Species distribution modeling is a tool that is gaining widespread use in the projection of future distributions of invasive species and has important potential as a tool for monitoring invasive species spread. However, the transferability of models from one area to another has been inadequately investigated. This study aimed to determine the degree to which species distribution models (SDMs) for cogongrass, developed with distribution data from Mississippi (USA), could be applied to a similar area in neighboring Alabama. Cogongrass distribution data collected in Mississippi were used to train an SDM that was then tested for accuracy and transferability with cogongrass distribution data collected by a forest management company in Alabama. Analyses indicated the SDM had a relatively high predictive ability within the region of the training data but had poor transferability to the Alabama data. Analysis of the Alabama data, via independent SDM development, indicated that predicted cogongrass distribution in Alabama was more strongly correlated with soil variables than was the case in Mississippi, where the SDM was most strongly correlated with tree canopy cover. Results suggest that model transferability is influenced strongly by (1) data collection methods, (2) landscape context of the survey data, and (3) variations in qualitative aspects of environmental data used in model development.
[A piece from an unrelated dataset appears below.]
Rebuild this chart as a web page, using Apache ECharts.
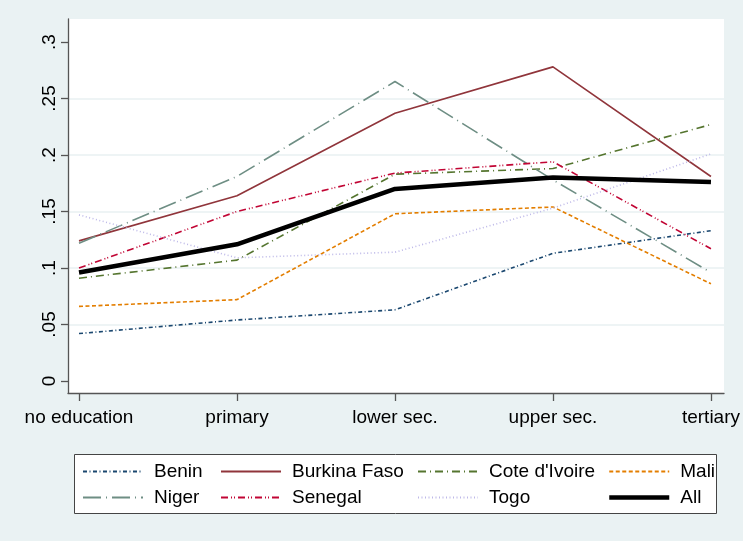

Nomenclature: Cogongrass, Imperata cylindrica (L.) Beauv. IMPCY.
Interpretive Summary: Early detection of, and rapid response to, new populations of invasive plants optimizes economic and environmental considerations for weed management, but efficient means of appropriately targeting monitoring sites is a critical missing component to such an approach. Species distribution modeling is a tool that could enhance detection efforts for invasive weeds during the earliest stages of spread into new geographic areas. This approach was tested within a geographic information system (GIS) framework, using data on locations of cogongrass in southeastern Mississippi and southwestern Alabama to determine the reliability of models and their transferability among study areas. Initial model development agreed with prior work on cogongrass habitat within the southeastern United States, in terms of the environmental variables found to be important, but there was weak transferability of models between the two study areas. Two potential explanations for this low transferability were that the data were collected in different portions of the landscape in the two areas (along road corridors in Mississippi but throughout commercially managed forests in Alabama) and that there seemed to be some incongruence in soil data within and between study areas. This suggests that, although relatively robust SDMs can be developed for a given area, those models should not be extrapolated to other areas without careful examination of the underlying environmental predictors. Nevertheless, results do suggest that within an individual area of interest and with proper care, modeling approaches such as that used in this study have potential to contribute to efforts at developing scientifically and statistically based weed management programs for invasive species.